Left unmentioned was the fact that, earlier this spring, the president of the United States called for historic cuts to FEMA's budget. Trump's 2018 budget blueprint proposed more than $1 billion in cuts to FEMA--11 percent of its total footprint. The proposal would make major cuts to six FEMA grants, including its two largest for preparing for and responding to emergencies. It would also entirely eliminate four grants, including funding for emergency food and shelter and training for first responders.
The administration's rationale is that FEMA funding cuts are needed to pay for its immigration enforcement and mass deportation efforts--along with Trump's proposal to build a wall along the southern border. All told, Trump wants to shift $5 billion within the Department of Homeland Security, where FEMA is housed, to Customs and Border Protection and Immigration and Customs Enforcement.
FEMA is not Trump's only target for cuts when it comes to disaster preparedness.
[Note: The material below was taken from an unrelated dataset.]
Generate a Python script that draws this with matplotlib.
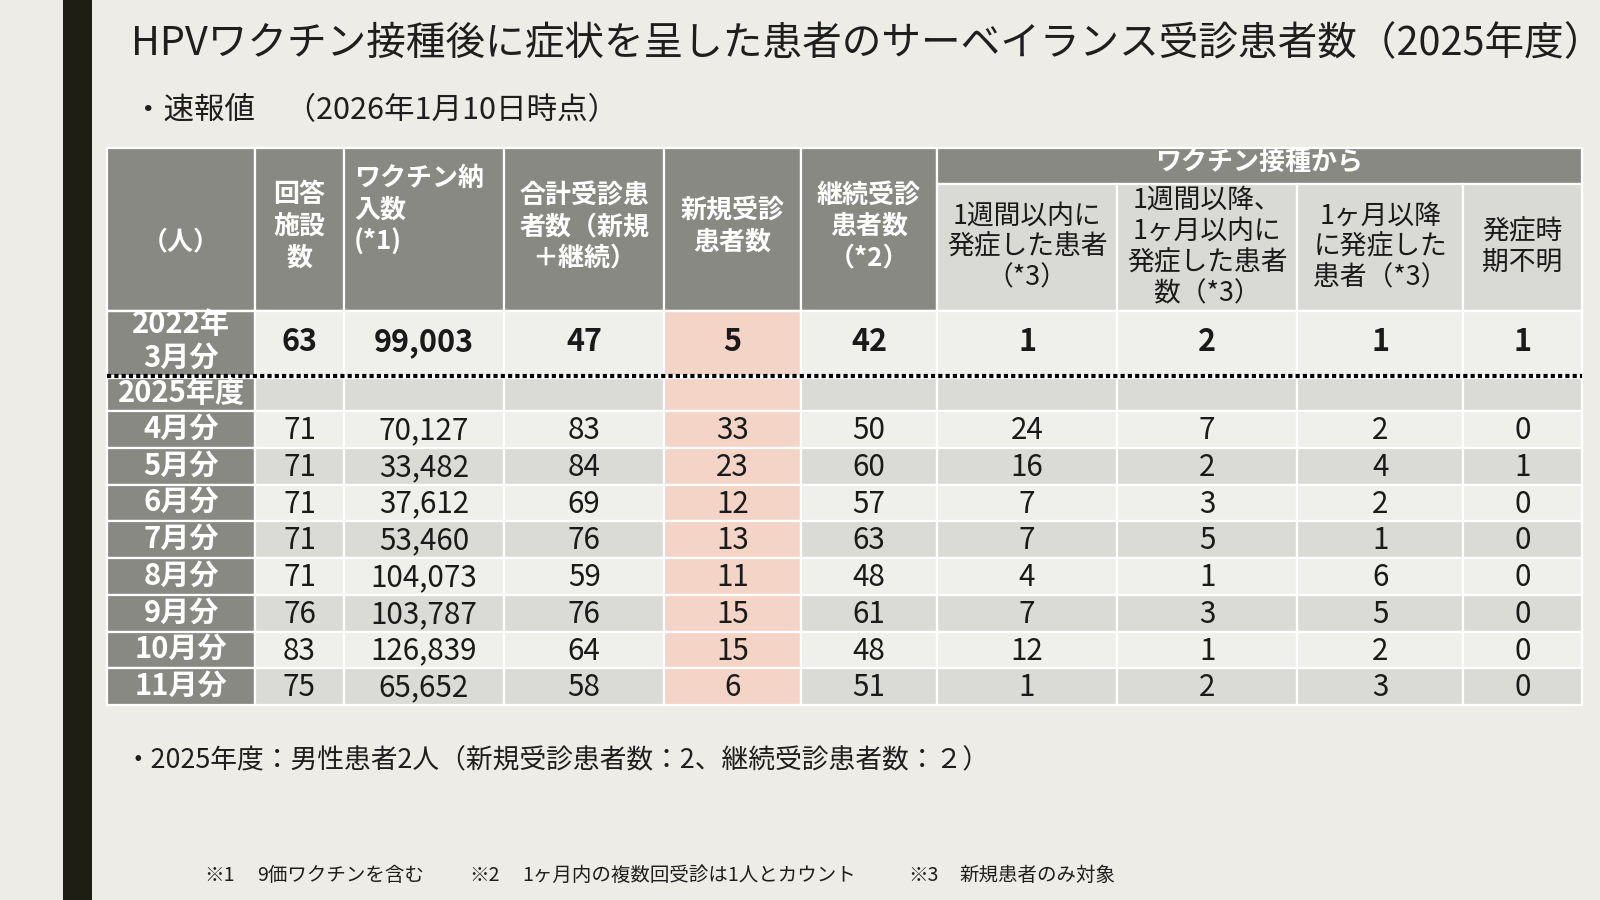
import matplotlib
matplotlib.use("Agg")
import matplotlib.pyplot as plt
from matplotlib.patches import Rectangle

plt.rcParams['font.family'] = ['Noto Sans CJK JP', 'DejaVu Sans']

# ---------------- data ----------------
title = "HPVワクチン接種後に症状を呈した患者のサーベイランス受診患者数（2025年度）"
subtitle = "・速報値　（2026年1月10日時点）"

col_headers = ["（人）", "回答\n施設\n数", "ワクチン納\n入数\n(*1)", "合計受診患\n者数（新規\n＋継続）",
               "新規受診\n患者数", "継続受診\n患者数\n（*2）"]
group_header = "ワクチン接種から"
sub_headers = ["1週間以内に\n発症した患者\n（*3）", "1週間以降、\n1ヶ月以内に\n発症した患者\n数（*3）",
               "1ヶ月以降\nに発症した\n患者（*3）", "発症時\n期不明"]

ref_label = "2022年\n3月分"
ref_values = [63, 99003, 47, 5, 42, 1, 2, 1, 1]

year_label = "2025年度"
months = ["4月分", "5月分", "6月分", "7月分", "8月分", "9月分", "10月分", "11月分"]
facilities = [71, 71, 71, 71, 71, 76, 83, 75]
vaccine_delivered = [70127, 33482, 37612, 53460, 104073, 103787, 126839, 65652]
total_patients = [83, 84, 69, 76, 59, 76, 64, 58]
new_patients = [33, 23, 12, 13, 11, 15, 15, 6]
continuing_patients = [50, 60, 57, 63, 48, 61, 48, 51]
onset_within_week = [24, 16, 7, 7, 4, 7, 12, 1]
onset_week_to_month = [7, 2, 3, 5, 1, 3, 1, 2]
onset_after_month = [2, 4, 2, 1, 6, 5, 2, 3]
onset_unknown = [0, 1, 0, 0, 0, 0, 0, 0]

note = "・2025年度：男性患者2人（新規受診患者数：2、継続受診患者数：２）"
footnote_marks = ["※1", "※2", "※3"]
footnote_texts = ["9価ワクチンを含む", "1ヶ月内の複数回受診は1人とカウント", "新規患者のみ対象"]

# ---------------- styling ----------------
BG = "#EEECE6"
DARK = "#898984"
LIGHT = "#EFEFEC"
MID = "#DADAD7"
SUBHDR = "#D9D9D6"
PINK = "#F4D4C7"
TXT = "#1A1A1A"

W, H = 1568, 882
fig = plt.figure(figsize=(16, 9), dpi=100, facecolor=BG)
ax = fig.add_axes([0, 0, 1, 1])
ax.set_xlim(0, W)
ax.set_ylim(H, 0)
ax.axis("off")
ax.set_facecolor(BG)

# left dark bar
ax.add_patch(Rectangle((62, 0), 28, H, facecolor="#1E1E14", edgecolor="none"))

ax.text(128, 43, title, fontsize=28.5, color="#1E1E1E", ha="left", va="center")
ax.text(130, 108, subtitle, fontsize=22, color="#1E1E1E", ha="left", va="center")

col_edges = [105, 250, 337, 494, 651, 785, 918, 1095, 1271, 1434, 1550]
hdr_top, grp_bot, hdr_bot = 145, 180, 305
ref_top, ref_bot = 305, 368
yr_top, yr_bot = 370, 403
row_h = 36

def cell(x0, x1, y0, y1, color, lw=1.6):
    ax.add_patch(Rectangle((x0, y0), x1 - x0, y1 - y0, facecolor=color,
                           edgecolor="white", linewidth=lw))

def cx(i):
    return (col_edges[i] + col_edges[i + 1]) / 2

# header cells
for i in range(6):
    cell(col_edges[i], col_edges[i + 1], hdr_top, hdr_bot, DARK)
cell(col_edges[6], col_edges[10], hdr_top, grp_bot, DARK)
for i in range(6, 10):
    cell(col_edges[i], col_edges[i + 1], grp_bot, hdr_bot, SUBHDR)

hfs = 18.7
ax.text(cx(0), 237, col_headers[0], fontsize=hfs, color="white", fontweight="bold",
        ha="center", va="center")
for i in [1, 3, 4, 5]:
    ax.text(cx(i), 222, col_headers[i], fontsize=hfs, color="white", fontweight="bold",
            ha="center", va="center", linespacing=1.23, multialignment="center")
ax.text(347, 206, col_headers[2], fontsize=hfs, color="white", fontweight="bold",
        ha="left", va="center", linespacing=1.23, multialignment="left")
ax.text((col_edges[6] + col_edges[10]) / 2, 159, group_header, fontsize=hfs,
        color="white", fontweight="bold", ha="center", va="center")
for k, txt in enumerate(sub_headers):
    ax.text(cx(6 + k), 242, txt, fontsize=19.3, color=TXT, ha="center", va="center",
            linespacing=1.19, multialignment="center")

# reference (2022) row
cell(col_edges[0], col_edges[1], ref_top, ref_bot, DARK)
for i in range(1, 10):
    cell(col_edges[i], col_edges[i + 1], ref_top, ref_bot, PINK if i == 4 else LIGHT)
ax.text(cx(0), 334, ref_label, fontsize=21, color="white", fontweight="bold",
        ha="center", va="center", linespacing=1.12)
for i, v in enumerate(ref_values):
    ax.text(cx(i + 1), 335, f"{v:,}", fontsize=22, color=TXT, fontweight="bold",
            ha="center", va="center")
# re-draw header bottom white line over clipped label
ax.plot([col_edges[0], col_edges[-1]], [ref_top, ref_top], color="white", linewidth=1.6)

# 2025 year row
cell(col_edges[0], col_edges[1], yr_top, yr_bot, DARK)
for i in range(1, 10):
    cell(col_edges[i], col_edges[i + 1], yr_top, yr_bot, PINK if i == 4 else MID)
ax.text(cx(0), (yr_top + yr_bot) / 2 - 1, year_label, fontsize=21, color="white",
        fontweight="bold", ha="center", va="center")

# monthly rows
columns = [facilities, vaccine_delivered, total_patients, new_patients, continuing_patients,
           onset_within_week, onset_week_to_month, onset_after_month, onset_unknown]
for r, m in enumerate(months):
    y0 = yr_bot + r * row_h
    y1 = y0 + row_h
    base = LIGHT if r % 2 == 0 else MID
    cell(col_edges[0], col_edges[1], y0, y1, DARK)
    ax.text(cx(0), (y0 + y1) / 2 - 1, m, fontsize=21, color="white", fontweight="bold",
            ha="center", va="center")
    for i, colv in enumerate(columns):
        cell(col_edges[i + 1], col_edges[i + 2], y0, y1, PINK if i == 3 else base)
        ax.text(cx(i + 1), (y0 + y1) / 2 + 1, f"{colv[r]:,}", fontsize=21.3, color=TXT,
                ha="center", va="center")

# dotted separator
ax.plot([col_edges[0], col_edges[-1]], [368, 368], color="black", linewidth=3.0,
        linestyle=(0, (1, 0.75)), solid_capstyle="butt", dash_capstyle="butt")

# notes
ax.text(122, 746, note, fontsize=19.3, color="#1E1E1E", ha="left", va="center")
mark_x = [200, 460, 890]
text_x = [252, 512, 940]
for mx, tx, mk, ft in zip(mark_x, text_x, footnote_marks, footnote_texts):
    ax.text(mx, 858, mk, fontsize=14, color="#1E1E1E", ha="left", va="center")
    ax.text(tx, 858, ft, fontsize=14, color="#1E1E1E", ha="left", va="center")

fig.savefig("out.png", dpi=100, facecolor=BG)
The budget also takes an axe to the U.S. Coast Guard (unusual given the administration's support for increased U.S. military spending), which has already rescued dozens from the floodwaters in Texas. The budget cuts a whopping $1.2 billion from the Coast Guard's approximately $9 billion budget.
And despite promises to invest in the country's infrastructure, Trump's budget slashes the investments that are critical for disaster preparedness. He would immediately eliminate the Transportation Investment Generating Economic Recovery grant, which, among other things, helped Florida build a new hurricane evacuation route in the Everglades. His cuts to the Highway Trust Fund would starve the country's highway infrastructure of nearly $100 billion--and put more than 97,000 jobs at risk in Texas alone. Just last week, Trump announced the rollback of an Obama administration order that new infrastructure projects be designed to survive rising sea levels and climate change (FEMA was in the process of soliciting public comment).
The impact of these cuts will not be felt equally. Cuts to emergency preparedness--like the natural disasters themselves--fall particularly hard on the most vulnerable. Communities of color are the most likely to live in neighborhoods that are at risk of flooding. They're also more likely to live near the petrochemical plants that could discharge toxic substances during the hurricane. According to social vulnerability maps, seniors, people with disabilities, immigrants, and people in poverty are all more likely to live in neighborhoods most affected by Hurricane Harvey.
The irony is that the administration is so focused on mass deportation and building a wall that it is openly neglecting real national security risks. FEMA and the U.S. Coast Guard not only respond to natural disasters and protect vulnerable populations; they also respond to terrorist attacks. As with so many other policies, Donald Trump is so focused on chasing his white whale that he's ignoring the core functions of government.